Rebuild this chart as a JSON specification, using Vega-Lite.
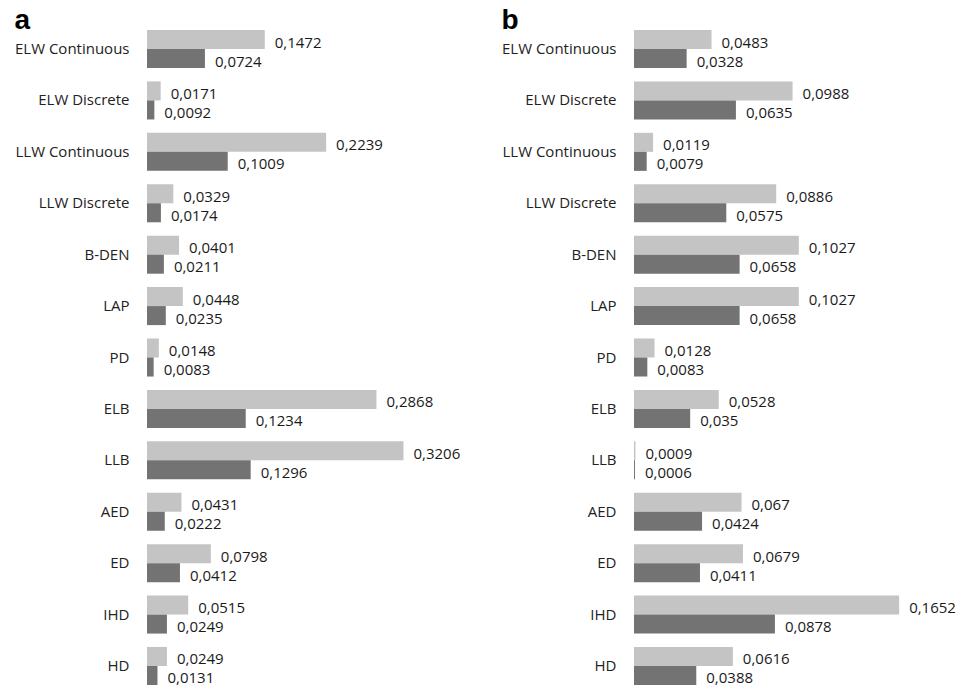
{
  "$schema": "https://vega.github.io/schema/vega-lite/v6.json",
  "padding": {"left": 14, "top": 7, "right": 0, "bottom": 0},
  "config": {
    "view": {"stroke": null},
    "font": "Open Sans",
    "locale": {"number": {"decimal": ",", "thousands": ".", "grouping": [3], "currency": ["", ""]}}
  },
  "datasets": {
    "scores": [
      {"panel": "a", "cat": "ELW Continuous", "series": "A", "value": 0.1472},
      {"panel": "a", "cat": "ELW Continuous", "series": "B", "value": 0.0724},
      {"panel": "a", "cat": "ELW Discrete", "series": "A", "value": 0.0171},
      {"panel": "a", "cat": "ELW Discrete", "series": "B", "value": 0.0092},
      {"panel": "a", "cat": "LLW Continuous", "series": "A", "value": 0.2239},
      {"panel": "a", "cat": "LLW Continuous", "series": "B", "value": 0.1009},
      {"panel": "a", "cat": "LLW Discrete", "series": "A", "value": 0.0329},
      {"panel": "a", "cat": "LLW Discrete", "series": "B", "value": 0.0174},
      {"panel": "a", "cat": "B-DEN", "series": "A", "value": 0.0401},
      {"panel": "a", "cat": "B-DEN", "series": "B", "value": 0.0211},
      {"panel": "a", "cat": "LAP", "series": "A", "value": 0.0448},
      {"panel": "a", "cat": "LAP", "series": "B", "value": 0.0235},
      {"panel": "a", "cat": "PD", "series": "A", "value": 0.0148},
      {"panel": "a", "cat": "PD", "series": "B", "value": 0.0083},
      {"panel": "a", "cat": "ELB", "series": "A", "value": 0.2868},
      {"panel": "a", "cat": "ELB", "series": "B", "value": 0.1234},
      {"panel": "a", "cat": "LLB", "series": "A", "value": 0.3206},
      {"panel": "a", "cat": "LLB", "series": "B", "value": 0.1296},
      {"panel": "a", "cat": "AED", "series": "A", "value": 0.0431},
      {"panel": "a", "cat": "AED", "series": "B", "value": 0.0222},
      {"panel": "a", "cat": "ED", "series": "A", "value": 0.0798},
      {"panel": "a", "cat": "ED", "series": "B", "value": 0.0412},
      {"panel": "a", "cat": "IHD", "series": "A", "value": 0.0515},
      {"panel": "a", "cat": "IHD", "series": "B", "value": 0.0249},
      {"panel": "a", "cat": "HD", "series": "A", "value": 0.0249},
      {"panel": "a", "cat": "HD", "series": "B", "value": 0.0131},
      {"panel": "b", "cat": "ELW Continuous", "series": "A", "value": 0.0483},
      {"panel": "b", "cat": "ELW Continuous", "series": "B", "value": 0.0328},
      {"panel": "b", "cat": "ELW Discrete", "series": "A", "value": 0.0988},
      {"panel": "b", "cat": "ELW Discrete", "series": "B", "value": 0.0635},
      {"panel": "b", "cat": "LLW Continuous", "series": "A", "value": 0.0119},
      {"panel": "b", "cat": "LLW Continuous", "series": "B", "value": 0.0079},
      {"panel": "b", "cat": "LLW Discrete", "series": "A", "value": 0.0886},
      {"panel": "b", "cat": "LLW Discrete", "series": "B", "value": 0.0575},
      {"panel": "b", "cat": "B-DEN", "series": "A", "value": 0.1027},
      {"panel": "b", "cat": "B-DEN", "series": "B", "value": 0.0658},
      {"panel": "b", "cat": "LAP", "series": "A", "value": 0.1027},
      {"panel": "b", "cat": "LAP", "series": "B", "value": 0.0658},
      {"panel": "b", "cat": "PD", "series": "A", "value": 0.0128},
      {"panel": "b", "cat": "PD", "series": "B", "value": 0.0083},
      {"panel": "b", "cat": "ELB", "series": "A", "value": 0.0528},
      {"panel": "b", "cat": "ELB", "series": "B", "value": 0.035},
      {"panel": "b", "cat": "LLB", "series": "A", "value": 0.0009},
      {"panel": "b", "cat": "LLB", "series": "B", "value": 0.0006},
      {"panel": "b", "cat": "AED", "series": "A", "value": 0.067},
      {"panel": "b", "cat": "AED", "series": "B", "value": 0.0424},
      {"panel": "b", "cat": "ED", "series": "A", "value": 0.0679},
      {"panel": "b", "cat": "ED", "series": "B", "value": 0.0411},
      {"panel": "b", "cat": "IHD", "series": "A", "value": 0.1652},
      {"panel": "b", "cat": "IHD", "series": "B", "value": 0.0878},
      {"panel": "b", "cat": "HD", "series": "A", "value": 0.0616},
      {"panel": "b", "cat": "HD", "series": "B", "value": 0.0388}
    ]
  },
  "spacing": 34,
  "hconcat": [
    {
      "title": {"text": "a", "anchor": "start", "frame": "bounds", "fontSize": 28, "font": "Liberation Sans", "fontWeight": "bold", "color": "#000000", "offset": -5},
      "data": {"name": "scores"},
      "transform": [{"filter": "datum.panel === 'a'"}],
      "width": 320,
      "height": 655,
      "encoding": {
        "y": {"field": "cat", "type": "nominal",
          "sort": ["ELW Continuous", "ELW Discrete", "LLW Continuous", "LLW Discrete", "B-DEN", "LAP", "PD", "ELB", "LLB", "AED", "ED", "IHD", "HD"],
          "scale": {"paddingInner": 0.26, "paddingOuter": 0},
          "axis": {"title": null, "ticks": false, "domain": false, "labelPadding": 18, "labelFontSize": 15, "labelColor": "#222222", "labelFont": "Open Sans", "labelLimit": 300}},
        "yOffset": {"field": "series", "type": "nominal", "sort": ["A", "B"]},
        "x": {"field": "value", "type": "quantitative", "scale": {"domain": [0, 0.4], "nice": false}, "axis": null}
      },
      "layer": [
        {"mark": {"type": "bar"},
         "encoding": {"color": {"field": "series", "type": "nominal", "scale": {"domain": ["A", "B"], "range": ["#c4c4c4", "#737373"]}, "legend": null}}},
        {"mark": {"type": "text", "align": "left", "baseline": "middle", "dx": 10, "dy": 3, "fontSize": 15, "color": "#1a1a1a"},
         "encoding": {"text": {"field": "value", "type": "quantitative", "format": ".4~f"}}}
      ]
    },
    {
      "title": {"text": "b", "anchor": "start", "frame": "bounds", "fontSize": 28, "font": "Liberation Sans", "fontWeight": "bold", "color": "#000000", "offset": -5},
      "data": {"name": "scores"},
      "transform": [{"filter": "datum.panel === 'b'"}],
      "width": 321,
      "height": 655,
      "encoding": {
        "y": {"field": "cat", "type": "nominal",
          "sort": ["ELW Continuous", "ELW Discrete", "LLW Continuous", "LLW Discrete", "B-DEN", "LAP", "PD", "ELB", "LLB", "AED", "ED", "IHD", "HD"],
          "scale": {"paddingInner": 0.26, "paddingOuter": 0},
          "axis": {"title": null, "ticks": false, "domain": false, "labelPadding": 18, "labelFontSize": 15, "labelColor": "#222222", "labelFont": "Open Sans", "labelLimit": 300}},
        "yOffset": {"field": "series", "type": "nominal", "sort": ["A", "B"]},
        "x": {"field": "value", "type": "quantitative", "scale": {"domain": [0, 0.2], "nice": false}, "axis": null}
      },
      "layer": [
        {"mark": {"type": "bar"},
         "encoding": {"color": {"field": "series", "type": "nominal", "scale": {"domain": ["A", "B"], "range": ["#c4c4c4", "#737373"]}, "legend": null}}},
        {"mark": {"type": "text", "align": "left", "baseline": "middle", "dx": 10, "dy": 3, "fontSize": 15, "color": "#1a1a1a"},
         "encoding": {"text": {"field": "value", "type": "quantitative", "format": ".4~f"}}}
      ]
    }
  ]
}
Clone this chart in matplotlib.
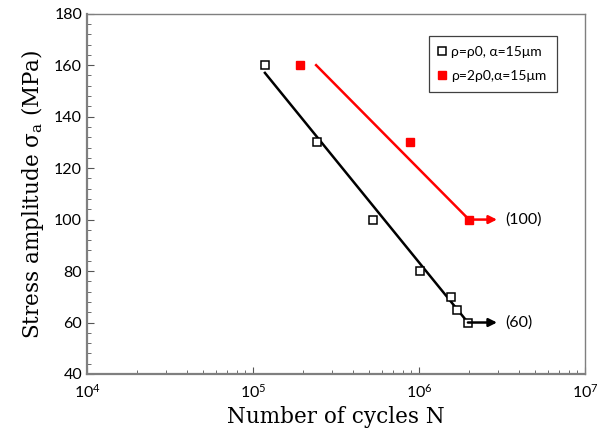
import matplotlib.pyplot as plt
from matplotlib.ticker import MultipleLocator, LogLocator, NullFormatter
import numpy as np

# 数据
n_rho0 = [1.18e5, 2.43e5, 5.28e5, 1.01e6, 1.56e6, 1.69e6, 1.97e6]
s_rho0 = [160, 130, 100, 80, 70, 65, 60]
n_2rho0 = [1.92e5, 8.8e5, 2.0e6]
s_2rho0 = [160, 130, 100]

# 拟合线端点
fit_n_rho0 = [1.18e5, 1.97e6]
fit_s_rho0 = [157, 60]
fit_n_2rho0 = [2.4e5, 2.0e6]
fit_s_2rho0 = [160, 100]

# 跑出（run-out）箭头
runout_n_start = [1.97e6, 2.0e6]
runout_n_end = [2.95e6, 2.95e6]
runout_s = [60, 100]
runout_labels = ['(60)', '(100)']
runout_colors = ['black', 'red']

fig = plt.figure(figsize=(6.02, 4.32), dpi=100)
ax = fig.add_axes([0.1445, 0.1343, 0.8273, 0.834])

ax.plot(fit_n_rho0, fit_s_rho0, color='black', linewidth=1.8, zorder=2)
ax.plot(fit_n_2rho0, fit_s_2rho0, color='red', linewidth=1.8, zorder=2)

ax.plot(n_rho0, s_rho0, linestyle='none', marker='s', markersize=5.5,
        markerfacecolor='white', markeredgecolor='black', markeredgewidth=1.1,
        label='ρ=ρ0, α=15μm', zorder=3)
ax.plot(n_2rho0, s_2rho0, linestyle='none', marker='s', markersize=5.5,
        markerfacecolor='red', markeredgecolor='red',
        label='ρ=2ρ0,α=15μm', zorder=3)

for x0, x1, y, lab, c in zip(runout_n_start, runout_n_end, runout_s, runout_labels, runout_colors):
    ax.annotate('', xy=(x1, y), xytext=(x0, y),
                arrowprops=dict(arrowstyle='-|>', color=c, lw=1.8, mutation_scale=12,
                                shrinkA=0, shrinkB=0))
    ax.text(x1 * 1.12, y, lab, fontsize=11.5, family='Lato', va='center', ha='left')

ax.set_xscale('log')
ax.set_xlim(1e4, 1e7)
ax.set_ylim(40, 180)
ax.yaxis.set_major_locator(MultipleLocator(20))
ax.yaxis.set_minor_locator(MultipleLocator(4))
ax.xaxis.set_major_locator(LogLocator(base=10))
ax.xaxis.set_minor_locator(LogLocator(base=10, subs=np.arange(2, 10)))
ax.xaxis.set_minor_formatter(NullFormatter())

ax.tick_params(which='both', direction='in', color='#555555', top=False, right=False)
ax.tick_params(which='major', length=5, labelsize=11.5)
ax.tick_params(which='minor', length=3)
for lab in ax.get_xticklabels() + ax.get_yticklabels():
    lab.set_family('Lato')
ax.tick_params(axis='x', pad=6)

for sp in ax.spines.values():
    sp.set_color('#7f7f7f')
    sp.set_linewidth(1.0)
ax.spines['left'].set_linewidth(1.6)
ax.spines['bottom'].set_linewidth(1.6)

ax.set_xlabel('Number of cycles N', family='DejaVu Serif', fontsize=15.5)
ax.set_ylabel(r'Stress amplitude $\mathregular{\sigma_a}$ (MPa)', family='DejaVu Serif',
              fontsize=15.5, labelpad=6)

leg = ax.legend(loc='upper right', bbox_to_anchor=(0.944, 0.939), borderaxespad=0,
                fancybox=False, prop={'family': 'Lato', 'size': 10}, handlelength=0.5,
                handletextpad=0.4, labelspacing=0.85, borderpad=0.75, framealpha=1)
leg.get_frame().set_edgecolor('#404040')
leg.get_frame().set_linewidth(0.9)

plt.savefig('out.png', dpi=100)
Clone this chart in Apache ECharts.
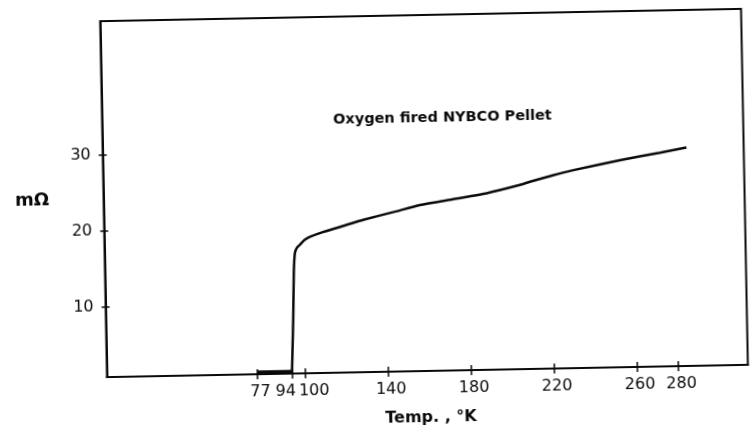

==*==

— TASK BRIEF —
Write out the lines running from the one that contains "Clone this chart in matplotlib." through the one that contains "fit_s_2rho0 = [160, 100]", ends included, and nothing else. Pictures stay out of the copy.

— RESULT OF THE TASK —
Clone this chart in matplotlib.
import matplotlib.pyplot as plt
from matplotlib.ticker import MultipleLocator, LogLocator, NullFormatter
import numpy as np

# 数据
n_rho0 = [1.18e5, 2.43e5, 5.28e5, 1.01e6, 1.56e6, 1.69e6, 1.97e6]
s_rho0 = [160, 130, 100, 80, 70, 65, 60]
n_2rho0 = [1.92e5, 8.8e5, 2.0e6]
s_2rho0 = [160, 130, 100]

# 拟合线端点
fit_n_rho0 = [1.18e5, 1.97e6]
fit_s_rho0 = [157, 60]
fit_n_2rho0 = [2.4e5, 2.0e6]
fit_s_2rho0 = [160, 100]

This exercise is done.